DATASET CONTENT:
◇ ◇ ◇

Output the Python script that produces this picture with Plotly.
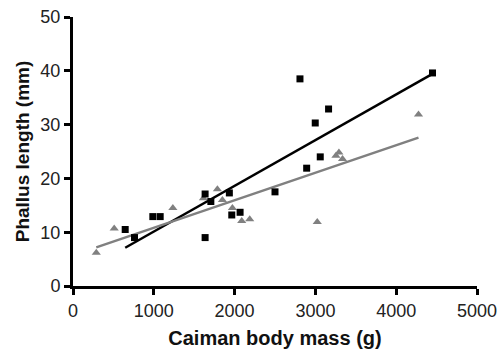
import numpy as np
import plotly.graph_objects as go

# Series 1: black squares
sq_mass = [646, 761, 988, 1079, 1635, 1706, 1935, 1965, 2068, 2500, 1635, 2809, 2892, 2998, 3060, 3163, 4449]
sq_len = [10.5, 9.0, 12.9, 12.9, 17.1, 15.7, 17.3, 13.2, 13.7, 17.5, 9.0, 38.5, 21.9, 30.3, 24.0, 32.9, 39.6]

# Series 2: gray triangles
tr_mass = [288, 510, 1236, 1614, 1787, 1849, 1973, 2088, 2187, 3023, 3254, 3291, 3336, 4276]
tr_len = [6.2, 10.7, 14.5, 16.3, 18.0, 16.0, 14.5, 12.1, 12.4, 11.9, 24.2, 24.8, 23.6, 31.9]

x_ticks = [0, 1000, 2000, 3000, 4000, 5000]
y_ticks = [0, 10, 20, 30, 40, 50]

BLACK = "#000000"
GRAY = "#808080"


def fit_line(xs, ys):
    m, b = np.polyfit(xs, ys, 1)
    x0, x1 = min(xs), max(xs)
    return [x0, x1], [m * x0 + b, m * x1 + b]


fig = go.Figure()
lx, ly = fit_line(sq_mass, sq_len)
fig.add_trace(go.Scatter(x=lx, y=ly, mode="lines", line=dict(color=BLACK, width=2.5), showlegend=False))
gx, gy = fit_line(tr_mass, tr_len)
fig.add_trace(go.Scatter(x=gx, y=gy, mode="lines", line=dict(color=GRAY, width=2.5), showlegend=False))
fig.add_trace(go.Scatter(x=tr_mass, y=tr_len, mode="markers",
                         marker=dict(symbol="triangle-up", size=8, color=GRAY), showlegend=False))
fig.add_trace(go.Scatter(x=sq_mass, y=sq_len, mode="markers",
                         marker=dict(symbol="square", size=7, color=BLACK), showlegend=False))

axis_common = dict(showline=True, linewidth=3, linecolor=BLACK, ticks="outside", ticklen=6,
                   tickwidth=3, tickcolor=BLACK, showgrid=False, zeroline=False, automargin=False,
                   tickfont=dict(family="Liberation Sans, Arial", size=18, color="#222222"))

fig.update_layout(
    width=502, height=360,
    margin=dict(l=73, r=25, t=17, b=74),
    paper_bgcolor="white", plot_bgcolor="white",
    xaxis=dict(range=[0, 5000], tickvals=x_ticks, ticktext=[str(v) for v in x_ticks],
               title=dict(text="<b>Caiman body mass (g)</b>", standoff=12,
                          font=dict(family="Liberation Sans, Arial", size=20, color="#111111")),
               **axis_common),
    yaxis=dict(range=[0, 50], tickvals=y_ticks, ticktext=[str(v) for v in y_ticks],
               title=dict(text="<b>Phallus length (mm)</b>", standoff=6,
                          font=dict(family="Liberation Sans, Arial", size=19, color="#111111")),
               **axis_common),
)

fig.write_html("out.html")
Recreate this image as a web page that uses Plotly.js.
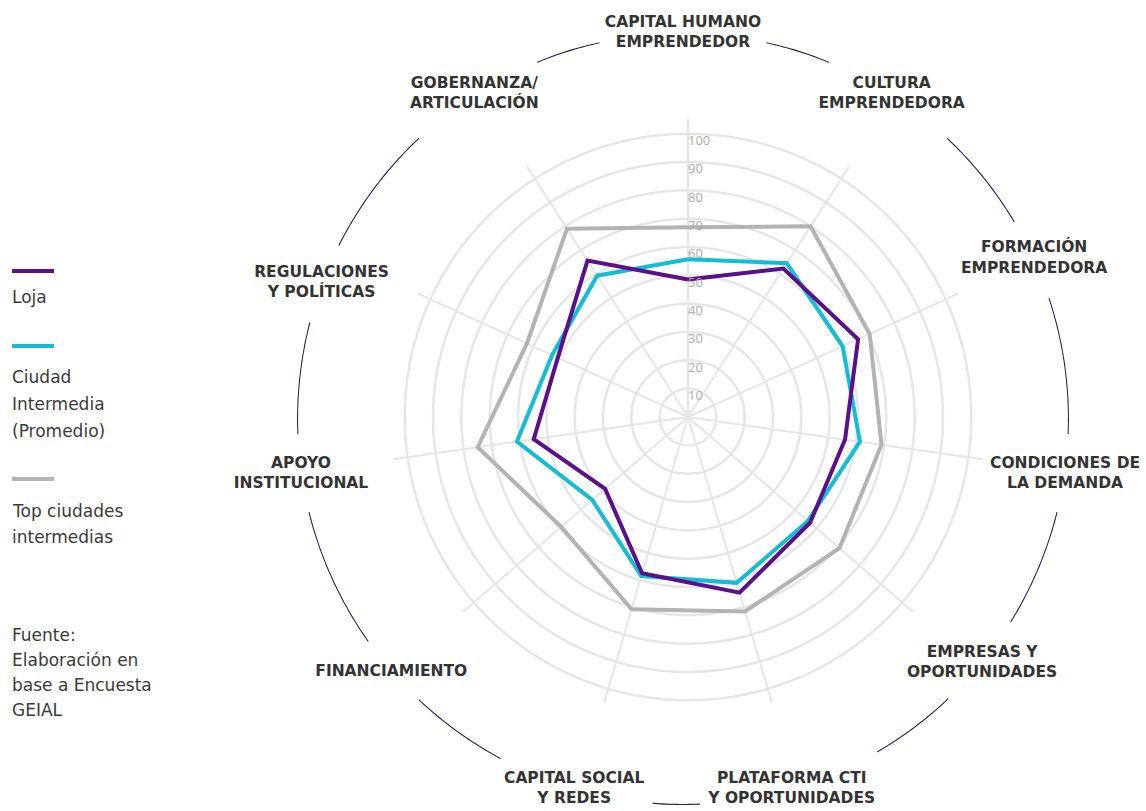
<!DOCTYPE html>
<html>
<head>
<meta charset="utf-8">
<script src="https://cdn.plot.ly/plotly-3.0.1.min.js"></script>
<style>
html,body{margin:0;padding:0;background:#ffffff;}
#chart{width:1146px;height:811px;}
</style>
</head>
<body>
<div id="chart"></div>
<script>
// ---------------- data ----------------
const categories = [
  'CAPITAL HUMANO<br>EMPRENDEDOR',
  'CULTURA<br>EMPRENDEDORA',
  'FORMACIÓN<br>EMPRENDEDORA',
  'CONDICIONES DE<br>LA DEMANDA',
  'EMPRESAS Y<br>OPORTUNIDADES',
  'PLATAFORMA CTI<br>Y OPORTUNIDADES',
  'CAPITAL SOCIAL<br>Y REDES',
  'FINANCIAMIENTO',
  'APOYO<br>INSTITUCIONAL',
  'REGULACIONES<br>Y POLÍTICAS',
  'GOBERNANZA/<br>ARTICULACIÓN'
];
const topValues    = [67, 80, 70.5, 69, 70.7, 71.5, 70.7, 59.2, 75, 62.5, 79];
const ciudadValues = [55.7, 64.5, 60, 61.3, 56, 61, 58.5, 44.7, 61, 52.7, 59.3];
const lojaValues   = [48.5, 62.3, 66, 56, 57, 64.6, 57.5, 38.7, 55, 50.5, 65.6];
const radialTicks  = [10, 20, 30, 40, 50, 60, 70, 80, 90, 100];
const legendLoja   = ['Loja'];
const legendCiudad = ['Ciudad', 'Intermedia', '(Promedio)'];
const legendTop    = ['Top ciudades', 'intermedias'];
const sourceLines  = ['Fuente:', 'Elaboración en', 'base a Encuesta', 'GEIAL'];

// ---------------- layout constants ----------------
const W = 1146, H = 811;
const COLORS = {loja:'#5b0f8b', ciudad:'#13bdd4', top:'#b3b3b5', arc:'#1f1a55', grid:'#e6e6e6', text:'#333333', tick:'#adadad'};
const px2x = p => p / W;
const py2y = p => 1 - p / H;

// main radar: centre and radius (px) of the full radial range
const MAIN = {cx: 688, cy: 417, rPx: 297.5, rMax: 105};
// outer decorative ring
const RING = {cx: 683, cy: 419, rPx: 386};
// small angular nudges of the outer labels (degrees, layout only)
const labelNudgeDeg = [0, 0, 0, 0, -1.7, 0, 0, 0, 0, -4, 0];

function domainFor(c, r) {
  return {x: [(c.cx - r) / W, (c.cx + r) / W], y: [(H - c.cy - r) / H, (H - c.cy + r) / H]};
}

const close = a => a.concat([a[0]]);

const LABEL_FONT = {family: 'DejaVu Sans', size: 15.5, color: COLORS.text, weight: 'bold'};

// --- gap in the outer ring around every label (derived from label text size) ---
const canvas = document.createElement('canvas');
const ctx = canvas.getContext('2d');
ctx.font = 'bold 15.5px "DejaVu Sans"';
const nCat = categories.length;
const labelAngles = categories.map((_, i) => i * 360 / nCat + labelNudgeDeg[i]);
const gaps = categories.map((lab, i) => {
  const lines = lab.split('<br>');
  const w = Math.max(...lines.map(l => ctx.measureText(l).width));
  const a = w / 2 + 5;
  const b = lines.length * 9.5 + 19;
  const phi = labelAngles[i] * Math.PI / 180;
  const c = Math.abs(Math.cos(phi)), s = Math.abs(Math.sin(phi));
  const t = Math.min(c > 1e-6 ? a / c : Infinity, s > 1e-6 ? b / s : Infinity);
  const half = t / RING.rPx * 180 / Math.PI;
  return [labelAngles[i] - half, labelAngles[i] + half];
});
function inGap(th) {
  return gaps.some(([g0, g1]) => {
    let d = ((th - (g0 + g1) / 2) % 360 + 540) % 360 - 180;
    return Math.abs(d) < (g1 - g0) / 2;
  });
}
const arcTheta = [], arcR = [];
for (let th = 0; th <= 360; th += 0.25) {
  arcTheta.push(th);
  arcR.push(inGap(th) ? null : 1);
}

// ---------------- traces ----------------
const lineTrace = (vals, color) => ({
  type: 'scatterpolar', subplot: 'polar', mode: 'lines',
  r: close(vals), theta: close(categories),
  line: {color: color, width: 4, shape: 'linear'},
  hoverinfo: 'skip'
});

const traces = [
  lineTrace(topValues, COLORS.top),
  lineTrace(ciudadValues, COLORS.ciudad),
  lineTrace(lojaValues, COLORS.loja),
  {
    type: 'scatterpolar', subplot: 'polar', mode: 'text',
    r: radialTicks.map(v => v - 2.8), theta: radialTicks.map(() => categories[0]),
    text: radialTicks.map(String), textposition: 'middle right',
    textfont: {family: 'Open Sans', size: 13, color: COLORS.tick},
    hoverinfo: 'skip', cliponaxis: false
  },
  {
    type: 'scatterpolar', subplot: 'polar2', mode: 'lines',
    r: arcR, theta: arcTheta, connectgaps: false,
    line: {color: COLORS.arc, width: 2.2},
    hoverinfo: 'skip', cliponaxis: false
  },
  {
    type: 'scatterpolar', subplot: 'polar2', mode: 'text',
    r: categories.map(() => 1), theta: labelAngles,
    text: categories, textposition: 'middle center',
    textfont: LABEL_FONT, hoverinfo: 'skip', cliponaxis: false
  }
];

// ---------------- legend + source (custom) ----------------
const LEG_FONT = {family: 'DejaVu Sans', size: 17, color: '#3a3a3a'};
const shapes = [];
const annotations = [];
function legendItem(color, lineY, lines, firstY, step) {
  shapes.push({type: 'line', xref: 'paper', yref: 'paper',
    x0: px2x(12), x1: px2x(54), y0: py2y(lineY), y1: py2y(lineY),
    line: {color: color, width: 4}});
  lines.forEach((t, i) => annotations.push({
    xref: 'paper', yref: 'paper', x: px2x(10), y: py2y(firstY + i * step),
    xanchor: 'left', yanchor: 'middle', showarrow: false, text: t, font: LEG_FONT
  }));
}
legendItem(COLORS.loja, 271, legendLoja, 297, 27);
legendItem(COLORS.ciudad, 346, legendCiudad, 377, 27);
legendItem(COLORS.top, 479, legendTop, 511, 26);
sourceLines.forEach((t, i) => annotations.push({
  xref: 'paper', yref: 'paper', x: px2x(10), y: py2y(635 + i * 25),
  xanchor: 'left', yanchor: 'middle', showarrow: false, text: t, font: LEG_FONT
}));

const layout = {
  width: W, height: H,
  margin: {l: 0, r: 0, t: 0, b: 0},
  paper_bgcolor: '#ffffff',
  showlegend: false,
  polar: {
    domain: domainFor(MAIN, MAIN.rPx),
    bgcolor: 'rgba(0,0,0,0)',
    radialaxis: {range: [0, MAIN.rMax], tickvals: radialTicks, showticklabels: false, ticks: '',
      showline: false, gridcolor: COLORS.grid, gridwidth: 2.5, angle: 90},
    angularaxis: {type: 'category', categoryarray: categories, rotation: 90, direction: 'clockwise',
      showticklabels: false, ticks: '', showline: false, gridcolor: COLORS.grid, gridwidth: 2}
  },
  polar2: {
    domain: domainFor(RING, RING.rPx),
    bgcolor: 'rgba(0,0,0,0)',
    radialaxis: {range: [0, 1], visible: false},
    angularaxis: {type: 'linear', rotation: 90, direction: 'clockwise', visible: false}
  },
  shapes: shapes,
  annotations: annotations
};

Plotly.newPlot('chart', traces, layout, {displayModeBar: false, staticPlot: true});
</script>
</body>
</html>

◇ ◇ ◇

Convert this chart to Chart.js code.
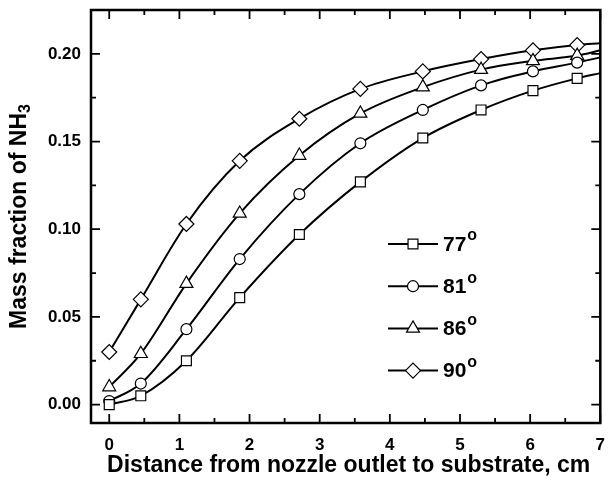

◇ ◇ ◇

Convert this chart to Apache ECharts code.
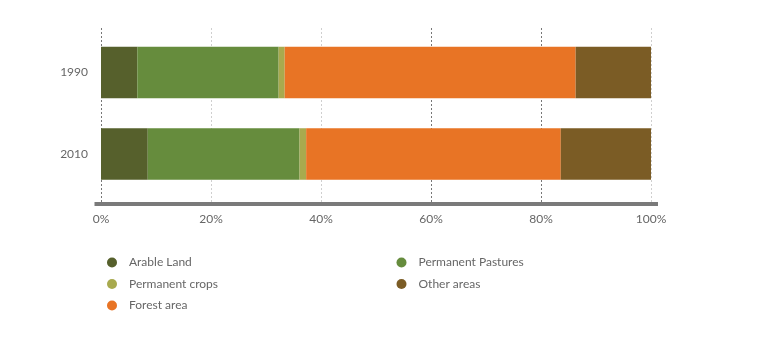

◇ ◇ ◇

PROBLEM TO WORK ON:
All lines above from the one containing "Output the Python" through the one containing "24.0, 32.9, 39.6]" are to be quoted exactly, and only those; pictures are left out.

TASK SOLUTION:
Output the Python script that produces this picture with Plotly.
import numpy as np
import plotly.graph_objects as go

# Series 1: black squares
sq_mass = [646, 761, 988, 1079, 1635, 1706, 1935, 1965, 2068, 2500, 1635, 2809, 2892, 2998, 3060, 3163, 4449]
sq_len = [10.5, 9.0, 12.9, 12.9, 17.1, 15.7, 17.3, 13.2, 13.7, 17.5, 9.0, 38.5, 21.9, 30.3, 24.0, 32.9, 39.6]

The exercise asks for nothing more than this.